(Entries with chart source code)

####################

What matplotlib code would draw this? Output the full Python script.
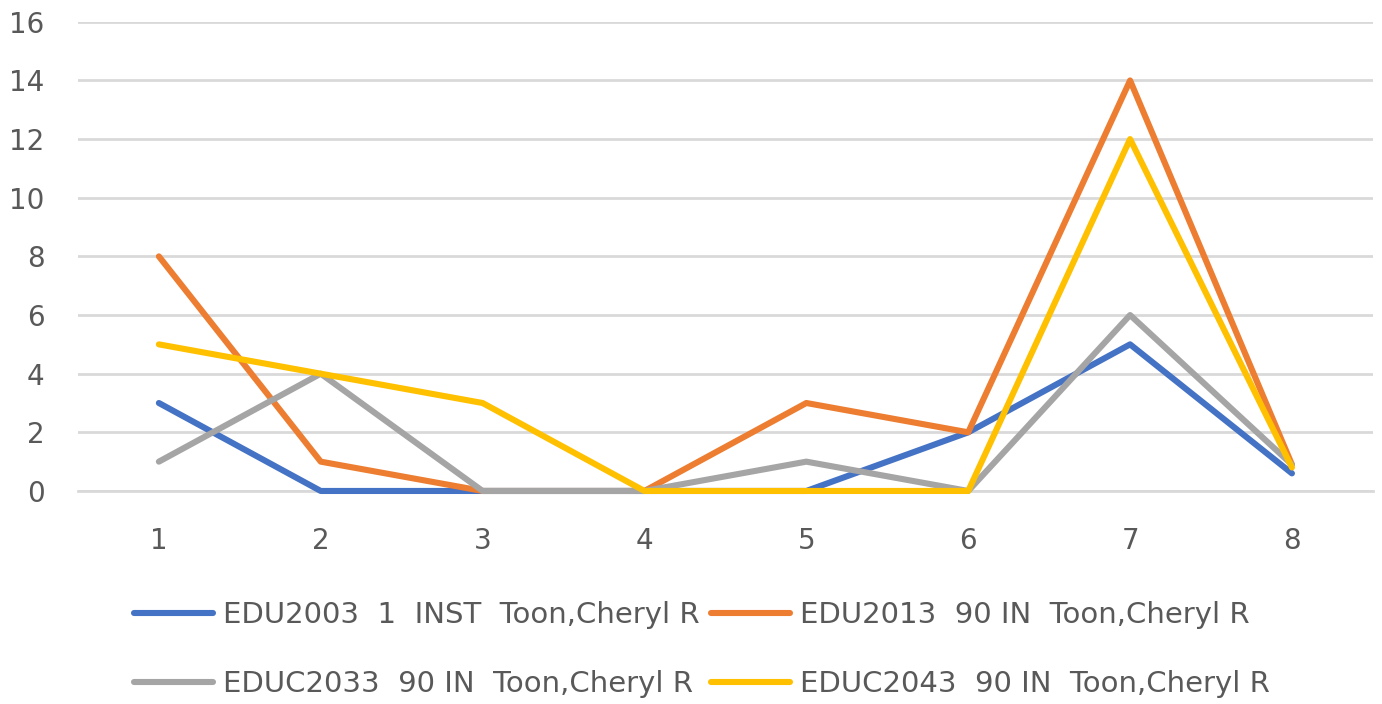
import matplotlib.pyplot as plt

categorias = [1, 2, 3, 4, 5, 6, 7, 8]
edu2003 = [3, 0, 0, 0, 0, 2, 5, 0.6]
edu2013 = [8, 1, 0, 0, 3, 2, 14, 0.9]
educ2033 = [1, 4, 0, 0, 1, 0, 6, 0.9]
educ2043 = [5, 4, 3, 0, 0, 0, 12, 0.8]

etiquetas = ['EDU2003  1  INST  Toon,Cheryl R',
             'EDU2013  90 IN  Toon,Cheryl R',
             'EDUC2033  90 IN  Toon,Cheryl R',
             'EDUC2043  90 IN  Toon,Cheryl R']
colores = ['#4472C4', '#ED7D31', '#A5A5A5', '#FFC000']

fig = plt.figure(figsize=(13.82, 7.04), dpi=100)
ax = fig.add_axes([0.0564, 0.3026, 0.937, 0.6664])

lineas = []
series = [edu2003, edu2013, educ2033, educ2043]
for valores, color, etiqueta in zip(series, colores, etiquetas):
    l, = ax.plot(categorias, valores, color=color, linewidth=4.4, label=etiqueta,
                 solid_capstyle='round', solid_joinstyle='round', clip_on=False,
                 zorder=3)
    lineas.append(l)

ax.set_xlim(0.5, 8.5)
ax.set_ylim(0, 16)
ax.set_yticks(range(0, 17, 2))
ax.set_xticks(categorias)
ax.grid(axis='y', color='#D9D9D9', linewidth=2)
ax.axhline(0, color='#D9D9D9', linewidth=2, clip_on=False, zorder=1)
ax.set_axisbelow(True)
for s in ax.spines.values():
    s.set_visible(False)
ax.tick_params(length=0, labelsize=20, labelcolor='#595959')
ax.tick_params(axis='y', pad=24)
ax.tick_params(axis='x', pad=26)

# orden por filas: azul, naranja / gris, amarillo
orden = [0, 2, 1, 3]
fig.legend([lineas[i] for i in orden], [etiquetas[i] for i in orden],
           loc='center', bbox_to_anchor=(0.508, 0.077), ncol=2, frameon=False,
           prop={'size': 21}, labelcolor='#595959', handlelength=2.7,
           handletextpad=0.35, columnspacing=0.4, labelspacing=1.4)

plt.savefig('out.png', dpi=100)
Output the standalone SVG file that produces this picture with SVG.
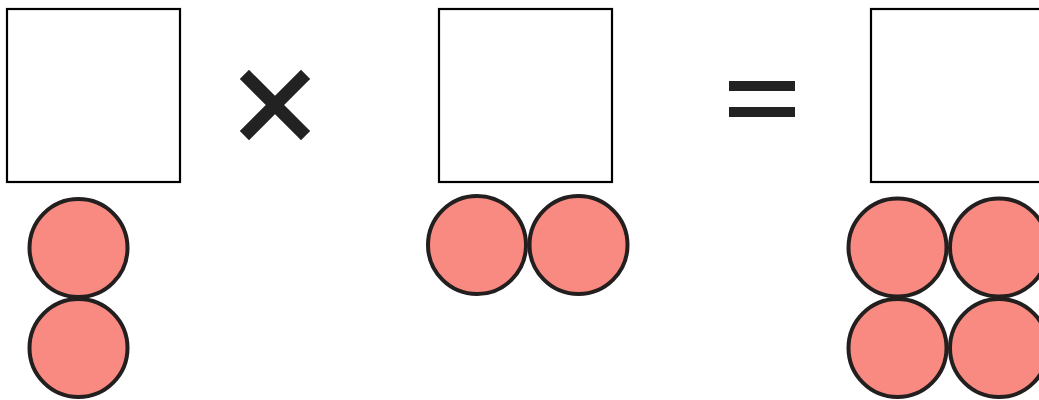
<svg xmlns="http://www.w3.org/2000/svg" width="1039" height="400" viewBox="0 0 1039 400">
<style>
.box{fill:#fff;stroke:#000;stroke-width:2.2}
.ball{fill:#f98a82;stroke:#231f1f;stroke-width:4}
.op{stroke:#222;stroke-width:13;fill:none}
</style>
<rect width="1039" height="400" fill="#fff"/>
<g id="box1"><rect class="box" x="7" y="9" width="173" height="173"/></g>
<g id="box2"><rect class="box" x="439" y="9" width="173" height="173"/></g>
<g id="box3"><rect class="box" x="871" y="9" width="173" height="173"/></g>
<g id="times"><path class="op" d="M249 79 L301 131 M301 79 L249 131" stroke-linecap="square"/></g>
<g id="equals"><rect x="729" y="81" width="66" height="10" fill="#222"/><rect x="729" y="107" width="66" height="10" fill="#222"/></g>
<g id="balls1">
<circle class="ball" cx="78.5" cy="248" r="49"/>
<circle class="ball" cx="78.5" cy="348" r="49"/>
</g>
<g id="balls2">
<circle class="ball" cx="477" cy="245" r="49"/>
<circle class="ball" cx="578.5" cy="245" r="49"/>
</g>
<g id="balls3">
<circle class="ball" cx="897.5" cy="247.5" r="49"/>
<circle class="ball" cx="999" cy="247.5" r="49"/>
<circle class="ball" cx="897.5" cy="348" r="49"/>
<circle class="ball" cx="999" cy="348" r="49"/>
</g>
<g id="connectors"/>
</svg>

####################

◆ SET EXERCISE ◆
Give again, exactly, the lines from the start of the data through the one holding "educ2043 = [5, 4, 3, 0, 0, 0, 12, 0.8]"; omit the pictures.

◆ THE SOLUTION ◆
What matplotlib code would draw this? Output the full Python script.
import matplotlib.pyplot as plt

categorias = [1, 2, 3, 4, 5, 6, 7, 8]
edu2003 = [3, 0, 0, 0, 0, 2, 5, 0.6]
edu2013 = [8, 1, 0, 0, 3, 2, 14, 0.9]
educ2033 = [1, 4, 0, 0, 1, 0, 6, 0.9]
educ2043 = [5, 4, 3, 0, 0, 0, 12, 0.8]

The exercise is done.